In rural areas, these bottlenecks are sharper. Rural households have limited access to collateral-free solar loans. Local installers are few and often untrained. And DISCOMs (electricity distribution companies) in many states have been slow to approve net meters — the very mechanism that makes selling surplus power possible.
The IEEFA report recommends state-level targets with clear timelines, simplified financing, and stronger grievance mechanisms. These are not impossible fixes. They are administrative problems with administrative solutions — and India has demonstrated, many times over, that it can execute at scale when political will aligns with bureaucratic clarity.

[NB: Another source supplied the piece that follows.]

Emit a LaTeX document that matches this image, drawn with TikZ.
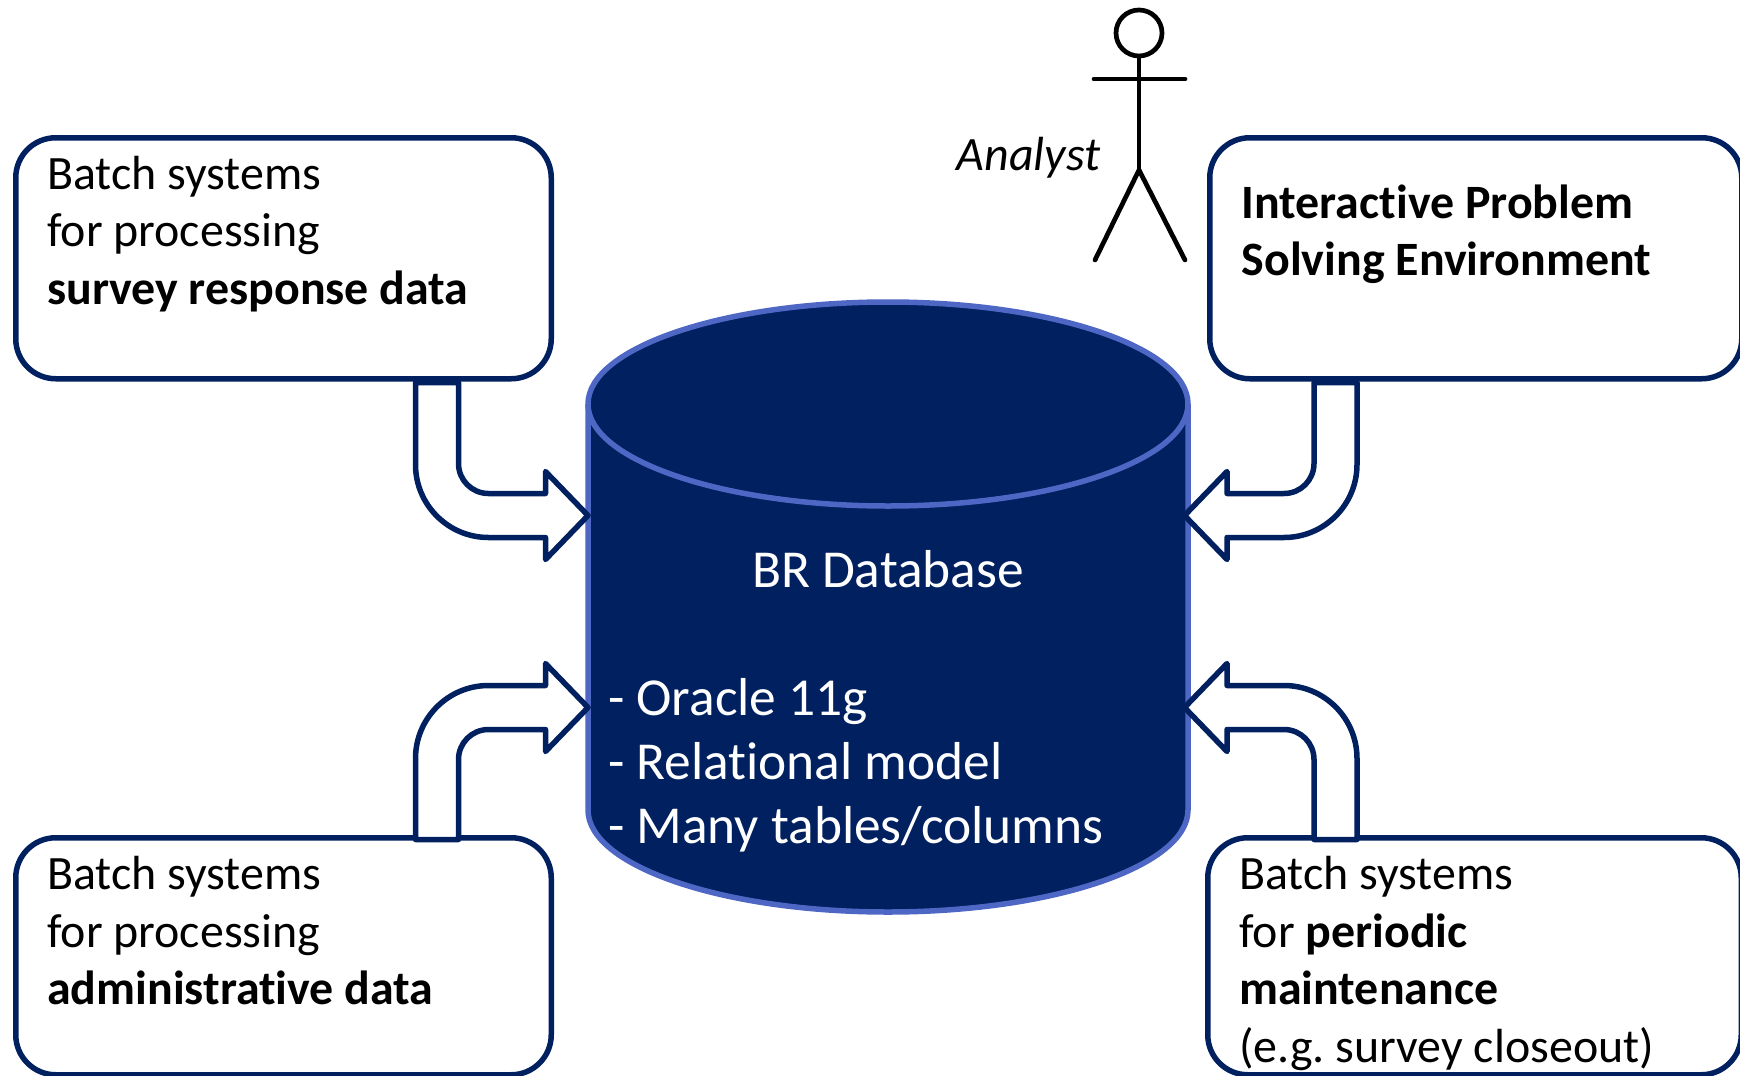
\documentclass[tikz,border=0pt]{standalone}
\usepackage{fontspec}
\setmainfont{Carlito}[Ligatures=NoCommon]
\frenchspacing
\definecolor{navy}{HTML}{002060}
\definecolor{rim}{HTML}{4F67C4}
\newcommand{\boxtxt}[4]{\parbox[c][#2pt][t]{#1pt}{\vspace*{#3pt}\fontsize{47.9}{57.6}\selectfont #4}}
\newcommand{\blockarrow}[6]{%
 \begin{scope}[shift={(#1,#2)},xscale=#3,yscale=#4]
 \coordinate (#5) at (0,0);
 \draw[barrow] (#5) -- (-42.5,-44) -- (-42.5,-22) -- (-99.5,-22)
  .. controls (-116.1,-22) and (-129.5,-35.4) .. (-129.5,-52) -- (-129.5,-#6) -- (-172.5,-#6) -- (-172.5,-51)
  .. controls (-172.5,-10.7) and (-139.8,22) .. (-99.5,22) -- (-42.5,22) -- (-42.5,44) -- cycle;
 \end{scope}}
\tikzset{
 x=1pt,y=-1pt,
 boxnode/.style={draw=navy,line width=5.5pt,rounded corners=40pt,fill=white,inner ysep=0pt,inner xsep=0pt,anchor=north west,align=left},
 barrow/.style={draw=navy,line width=5.5pt,line join=round,fill=white},
 figure/.style={draw=black,line width=4.7pt,line cap=round},
 dbtxt/.style={text=white,font=\fontsize{53.4}{64}\selectfont,inner sep=0pt},
}
\begin{document}
\begin{tikzpicture}
\useasboundingbox (0,0) rectangle (1740,1076);
% boxes
\node[boxnode] (b1) at (13,135) {\hspace{31.5pt}\boxtxt{504}{241}{18}{Batch systems\\for processing\\\textbf{survey response data}}};
\node[boxnode] (b2) at (1207,135) {\hspace{32pt}\boxtxt{500}{241}{47}{\textbf{Interactive Problem}\\\textbf{Solving Environment}}};
\node[boxnode] (b3) at (13,835) {\hspace{31.5pt}\boxtxt{504}{237}{18.5}{Batch systems\\for processing\\\textbf{administrative data}}};
\node[boxnode] (b4) at (1205,835) {\hspace{31.5pt}\boxtxt{502}{237}{18.5}{Batch systems\\for \textbf{periodic}\\\textbf{maintenance}\\(e.g. survey closeout)}};
% cylinder
\draw[fill=navy,draw=rim,line width=5.5pt] (588,404) -- (588,810)
  .. controls (588,866) and (723,912) .. (888,912)
  .. controls (1053,912) and (1188,866) .. (1188,810) -- (1188,404)
  .. controls (1188,348) and (1053,302) .. (888,302)
  .. controls (723,302) and (588,348) .. (588,404) -- cycle;
\draw[draw=rim,line width=5.5pt] (588,404)
  .. controls (588,460) and (723,506) .. (888,506)
  .. controls (1053,506) and (1188,460) .. (1188,404);
\node[dbtxt,anchor=base] (title) at (888,587) {BR Database};
\node[dbtxt,anchor=base west] (l1) at (608,715) {- Oracle 11g};
\node[dbtxt,anchor=base west] (l2) at (608,779) {- Relational model};
\node[dbtxt,anchor=base west] (l3) at (608,843) {- Many tables/columns};
% block arrows
\blockarrow{588}{515.5}{1}{1}{a1}{133}
\blockarrow{1184.5}{515.5}{-1}{1}{a2}{133}
\blockarrow{588}{707.5}{1}{-1}{a3}{132}
\blockarrow{1184.5}{707.5}{-1}{-1}{a4}{132}
% analyst
\coordinate (hip) at (1139,170);
\node[draw=black,line width=4.7pt,circle,minimum size=46pt,inner sep=0pt] (head) at (1139,33) {};
\draw[figure] (head.south) -- (hip);
\coordinate (armL) at (1094,79);
\coordinate (armR) at (1185,79);
\coordinate (legL) at (1095,260);
\coordinate (legR) at (1185,260);
\draw[figure] (armL) -- (armR);
\draw[figure] (legL) -- (hip) -- (legR);
\node[anchor=base west,inner sep=0pt,font=\fontsize{47.9}{57}\selectfont\itshape] (an) at (956.5,170) {Analyst};
\end{tikzpicture}
\end{document}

Why the Village Is the Right Bet
India’s cities are already undergoing solar adoption. But cities face acute space constraints — high-rises and dense housing colonies leave little room for large-scale rooftop installations. Villages, by contrast, have space, sunlight, and a genuine economic incentive to adopt. Electricity bills are a burden in rural households. The savings — and potential earnings — from rooftop solar are proportionally more impactful for a village family than for an urban apartment dweller.
Then there is the climate angle. India has committed to achieving 500 GW of non-fossil fuel capacity by 2030, with rooftop solar expected to contribute around 100 GW of that total. You cannot hit 100 GW of rooftop solar by focusing only on cities. Rural Bharat has to be part of the story — and increasingly, it is.